Пальцы нервно сжимают стакан, а блуждающая улыбка, отражающаяся в стеклянной поверхности грязного окна, кажется безумной, и настолько откровенной, именно сейчас, когда я снова переживала те мгновения, те сладострастные минуты, не опошленные ни чем, и ни кем, никому не принадлежавшие кроме нас двоих. Никогда и не для кого не раскрывавшиеся так, как это было тогда. Безумие, бесконечный амок, затянувшийся с одного мгновения на долгие два года, на слишком короткие два года. Острый коктейль, обжигающий губы, и оставляющий ожоги на сердце и душе.

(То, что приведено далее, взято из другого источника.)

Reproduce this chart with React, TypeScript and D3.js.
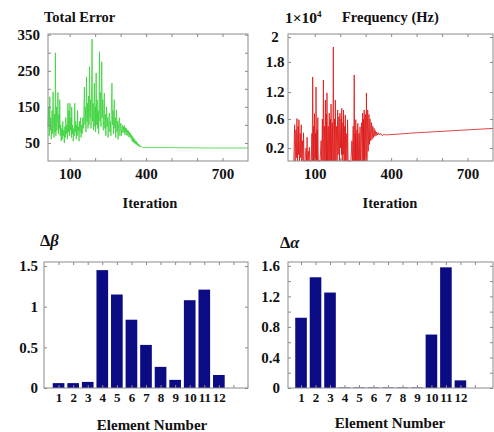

- Сова. - Собственное имя чужим голосом звучит почти как оскорбление. Перевожу взгляд, пытаясь совладать с эмоциями, и вижу непонимание в глазах Андрея. - Маленькая... ты раздавишь стакан. - Чужие руки касаются кожи, мягко, но сильно разжимая побелевшие пальцы, и сжимая ледяные ладони в своих, больших, теплых, но чужих, таких инородных на бледной коже. - Я могу позвать врача. Тебе надо успокоиться. - Он внимателен и обходителен, он, повидавший слишком многих убитых горем родственников, циничный и жестокий, сейчас просто пытается дать мне снова дышать, снова вернуться сюда. Но его тепла слишком мало.
- Ты знаешь... - Внезапно вполне серьезно и спокойно смотрю в глаза Андрея. - Незадолго до нашего знакомства с Солдатом - я до сих пор не могу назвать его имени. - Я начинала спиваться. От скуки, от безысходности, от ощущения не нужности. Я - существо, которому не нужно было ничего, кроме внимания, интереса, минимальной заботы. Все что мне было нужно, я могла получить сама, но дать себе ощущение нужности и защищенности я не могла. Он мне его дал. А я не смогла его защитить.
Хуже боли физической, только боль душевная. Это то, что невозможно передать, невозможно пережить, невозможно преодолеть никакими лекарствами, разве что кроме наркотиков и то, всего лишь на недолгое время. Его нет слишком мало, но рука не тянется, ни к бутылке, ни к шприцу. Только острая злость. Жестокая и холодная. Хочется смерти.